### TASK REQUIREMENTS
Only the lines from the first one through the line with "bg.add_line(Line2D([55, 1225], [72, 72], color='#C0C0C0', lw=2))" should be printed, exactly as they appear.
++++
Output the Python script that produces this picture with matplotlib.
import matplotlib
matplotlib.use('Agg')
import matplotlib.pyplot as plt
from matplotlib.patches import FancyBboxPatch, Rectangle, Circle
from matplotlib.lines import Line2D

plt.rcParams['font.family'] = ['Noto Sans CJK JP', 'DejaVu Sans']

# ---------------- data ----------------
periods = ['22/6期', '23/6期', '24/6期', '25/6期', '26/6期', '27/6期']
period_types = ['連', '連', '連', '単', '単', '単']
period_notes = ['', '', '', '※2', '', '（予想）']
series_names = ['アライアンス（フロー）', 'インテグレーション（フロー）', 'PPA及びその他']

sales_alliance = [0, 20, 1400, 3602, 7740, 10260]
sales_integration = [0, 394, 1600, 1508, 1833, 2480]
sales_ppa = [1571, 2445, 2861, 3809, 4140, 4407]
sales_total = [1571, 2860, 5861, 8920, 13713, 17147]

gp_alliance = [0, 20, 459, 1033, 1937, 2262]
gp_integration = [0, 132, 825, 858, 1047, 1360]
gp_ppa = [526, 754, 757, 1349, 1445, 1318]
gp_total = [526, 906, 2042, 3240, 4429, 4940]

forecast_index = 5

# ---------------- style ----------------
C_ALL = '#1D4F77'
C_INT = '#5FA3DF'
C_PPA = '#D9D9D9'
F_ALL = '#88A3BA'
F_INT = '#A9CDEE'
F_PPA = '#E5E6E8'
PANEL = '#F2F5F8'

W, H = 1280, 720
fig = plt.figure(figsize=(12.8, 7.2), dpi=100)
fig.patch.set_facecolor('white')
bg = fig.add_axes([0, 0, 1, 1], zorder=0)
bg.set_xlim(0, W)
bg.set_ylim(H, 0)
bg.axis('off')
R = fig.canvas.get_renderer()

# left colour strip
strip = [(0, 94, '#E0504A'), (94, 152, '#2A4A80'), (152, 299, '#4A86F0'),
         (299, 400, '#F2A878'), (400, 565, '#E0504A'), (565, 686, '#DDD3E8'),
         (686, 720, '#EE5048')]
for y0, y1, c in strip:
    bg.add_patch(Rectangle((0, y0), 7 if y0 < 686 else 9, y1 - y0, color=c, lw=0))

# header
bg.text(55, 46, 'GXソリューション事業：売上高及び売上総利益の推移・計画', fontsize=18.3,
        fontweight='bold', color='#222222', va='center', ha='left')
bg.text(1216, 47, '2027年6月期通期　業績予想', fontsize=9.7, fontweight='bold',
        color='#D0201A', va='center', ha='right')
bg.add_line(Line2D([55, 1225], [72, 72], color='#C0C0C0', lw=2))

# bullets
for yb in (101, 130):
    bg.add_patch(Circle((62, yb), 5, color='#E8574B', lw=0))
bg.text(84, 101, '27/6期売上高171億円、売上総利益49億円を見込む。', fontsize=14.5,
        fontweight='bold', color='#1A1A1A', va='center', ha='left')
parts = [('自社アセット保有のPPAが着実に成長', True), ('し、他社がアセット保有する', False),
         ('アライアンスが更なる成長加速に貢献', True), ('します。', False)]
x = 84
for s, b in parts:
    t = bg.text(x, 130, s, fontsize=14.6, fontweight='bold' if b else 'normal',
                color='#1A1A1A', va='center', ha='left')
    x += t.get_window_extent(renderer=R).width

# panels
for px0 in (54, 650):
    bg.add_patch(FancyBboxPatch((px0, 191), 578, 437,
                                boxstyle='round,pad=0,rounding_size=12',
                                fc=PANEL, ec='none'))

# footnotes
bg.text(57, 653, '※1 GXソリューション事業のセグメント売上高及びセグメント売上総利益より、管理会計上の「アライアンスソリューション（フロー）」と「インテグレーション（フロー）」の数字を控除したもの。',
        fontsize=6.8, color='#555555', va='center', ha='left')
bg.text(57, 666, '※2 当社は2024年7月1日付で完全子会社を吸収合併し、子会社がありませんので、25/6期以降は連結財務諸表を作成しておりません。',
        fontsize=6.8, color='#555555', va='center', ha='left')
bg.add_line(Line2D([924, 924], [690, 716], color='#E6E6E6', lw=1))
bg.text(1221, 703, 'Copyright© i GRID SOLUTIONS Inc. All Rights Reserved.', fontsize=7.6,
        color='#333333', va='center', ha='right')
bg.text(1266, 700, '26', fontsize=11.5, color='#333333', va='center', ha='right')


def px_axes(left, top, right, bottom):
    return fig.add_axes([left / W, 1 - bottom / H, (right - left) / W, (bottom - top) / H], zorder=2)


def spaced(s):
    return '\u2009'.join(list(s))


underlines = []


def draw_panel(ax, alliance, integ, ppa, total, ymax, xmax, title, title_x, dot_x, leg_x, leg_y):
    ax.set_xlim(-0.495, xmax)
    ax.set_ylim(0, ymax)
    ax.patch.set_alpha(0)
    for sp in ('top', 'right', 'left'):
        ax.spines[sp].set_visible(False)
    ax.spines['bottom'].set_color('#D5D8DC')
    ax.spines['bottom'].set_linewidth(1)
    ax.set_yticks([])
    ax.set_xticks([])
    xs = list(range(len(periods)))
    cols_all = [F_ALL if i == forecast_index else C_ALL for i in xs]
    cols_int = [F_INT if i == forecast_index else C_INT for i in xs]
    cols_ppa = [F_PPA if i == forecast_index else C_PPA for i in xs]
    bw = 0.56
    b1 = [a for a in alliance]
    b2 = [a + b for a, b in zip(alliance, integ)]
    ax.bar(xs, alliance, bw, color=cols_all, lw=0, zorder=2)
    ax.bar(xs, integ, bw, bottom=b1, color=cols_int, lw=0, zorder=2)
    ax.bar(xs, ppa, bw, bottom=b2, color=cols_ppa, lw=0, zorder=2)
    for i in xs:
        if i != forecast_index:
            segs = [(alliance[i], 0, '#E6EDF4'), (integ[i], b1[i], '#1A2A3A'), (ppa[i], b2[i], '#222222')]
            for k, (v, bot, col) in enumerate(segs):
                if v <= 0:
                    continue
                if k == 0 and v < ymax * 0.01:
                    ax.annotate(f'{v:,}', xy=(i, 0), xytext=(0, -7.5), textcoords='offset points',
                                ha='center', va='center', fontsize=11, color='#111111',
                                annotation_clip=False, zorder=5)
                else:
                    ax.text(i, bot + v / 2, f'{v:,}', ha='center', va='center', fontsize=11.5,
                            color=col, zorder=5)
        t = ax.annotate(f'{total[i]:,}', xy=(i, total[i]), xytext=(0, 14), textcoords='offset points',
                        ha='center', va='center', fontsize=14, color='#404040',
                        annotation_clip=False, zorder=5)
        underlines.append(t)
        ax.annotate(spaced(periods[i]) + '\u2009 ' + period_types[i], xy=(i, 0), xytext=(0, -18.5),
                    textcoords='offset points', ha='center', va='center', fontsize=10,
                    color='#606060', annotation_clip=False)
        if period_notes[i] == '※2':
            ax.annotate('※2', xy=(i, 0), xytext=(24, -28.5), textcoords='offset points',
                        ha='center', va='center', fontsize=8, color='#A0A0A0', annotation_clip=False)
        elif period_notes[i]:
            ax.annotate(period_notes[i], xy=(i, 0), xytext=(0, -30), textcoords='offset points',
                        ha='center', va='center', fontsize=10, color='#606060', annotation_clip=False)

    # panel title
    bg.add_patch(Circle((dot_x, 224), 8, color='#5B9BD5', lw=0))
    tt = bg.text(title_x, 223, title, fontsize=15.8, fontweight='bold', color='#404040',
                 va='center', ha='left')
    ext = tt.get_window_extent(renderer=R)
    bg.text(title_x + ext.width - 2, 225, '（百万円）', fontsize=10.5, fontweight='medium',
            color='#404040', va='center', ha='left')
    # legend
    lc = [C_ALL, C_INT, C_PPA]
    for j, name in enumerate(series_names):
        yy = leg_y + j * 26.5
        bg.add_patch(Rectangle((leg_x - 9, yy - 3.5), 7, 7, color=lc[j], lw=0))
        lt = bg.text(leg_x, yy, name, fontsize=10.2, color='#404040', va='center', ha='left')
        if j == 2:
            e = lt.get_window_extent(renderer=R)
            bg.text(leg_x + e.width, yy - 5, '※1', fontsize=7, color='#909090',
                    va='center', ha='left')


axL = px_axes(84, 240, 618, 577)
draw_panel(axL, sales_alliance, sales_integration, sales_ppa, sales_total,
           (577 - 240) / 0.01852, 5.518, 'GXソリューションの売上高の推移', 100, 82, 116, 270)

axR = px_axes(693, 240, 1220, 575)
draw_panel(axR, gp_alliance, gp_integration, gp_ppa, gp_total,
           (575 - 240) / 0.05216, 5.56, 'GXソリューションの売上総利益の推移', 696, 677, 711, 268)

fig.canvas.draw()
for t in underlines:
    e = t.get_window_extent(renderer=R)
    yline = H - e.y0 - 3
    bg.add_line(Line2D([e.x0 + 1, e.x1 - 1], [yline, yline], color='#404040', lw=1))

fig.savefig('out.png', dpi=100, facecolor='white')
++++
### TASK ANSWER
Output the Python script that produces this picture with matplotlib.
import matplotlib
matplotlib.use('Agg')
import matplotlib.pyplot as plt
from matplotlib.patches import FancyBboxPatch, Rectangle, Circle
from matplotlib.lines import Line2D

plt.rcParams['font.family'] = ['Noto Sans CJK JP', 'DejaVu Sans']

# ---------------- data ----------------
periods = ['22/6期', '23/6期', '24/6期', '25/6期', '26/6期', '27/6期']
period_types = ['連', '連', '連', '単', '単', '単']
period_notes = ['', '', '', '※2', '', '（予想）']
series_names = ['アライアンス（フロー）', 'インテグレーション（フロー）', 'PPA及びその他']

sales_alliance = [0, 20, 1400, 3602, 7740, 10260]
sales_integration = [0, 394, 1600, 1508, 1833, 2480]
sales_ppa = [1571, 2445, 2861, 3809, 4140, 4407]
sales_total = [1571, 2860, 5861, 8920, 13713, 17147]

gp_alliance = [0, 20, 459, 1033, 1937, 2262]
gp_integration = [0, 132, 825, 858, 1047, 1360]
gp_ppa = [526, 754, 757, 1349, 1445, 1318]
gp_total = [526, 906, 2042, 3240, 4429, 4940]

forecast_index = 5

# ---------------- style ----------------
C_ALL = '#1D4F77'
C_INT = '#5FA3DF'
C_PPA = '#D9D9D9'
F_ALL = '#88A3BA'
F_INT = '#A9CDEE'
F_PPA = '#E5E6E8'
PANEL = '#F2F5F8'

W, H = 1280, 720
fig = plt.figure(figsize=(12.8, 7.2), dpi=100)
fig.patch.set_facecolor('white')
bg = fig.add_axes([0, 0, 1, 1], zorder=0)
bg.set_xlim(0, W)
bg.set_ylim(H, 0)
bg.axis('off')
R = fig.canvas.get_renderer()

# left colour strip
strip = [(0, 94, '#E0504A'), (94, 152, '#2A4A80'), (152, 299, '#4A86F0'),
         (299, 400, '#F2A878'), (400, 565, '#E0504A'), (565, 686, '#DDD3E8'),
         (686, 720, '#EE5048')]
for y0, y1, c in strip:
    bg.add_patch(Rectangle((0, y0), 7 if y0 < 686 else 9, y1 - y0, color=c, lw=0))

# header
bg.text(55, 46, 'GXソリューション事業：売上高及び売上総利益の推移・計画', fontsize=18.3,
        fontweight='bold', color='#222222', va='center', ha='left')
bg.text(1216, 47, '2027年6月期通期　業績予想', fontsize=9.7, fontweight='bold',
        color='#D0201A', va='center', ha='right')
bg.add_line(Line2D([55, 1225], [72, 72], color='#C0C0C0', lw=2))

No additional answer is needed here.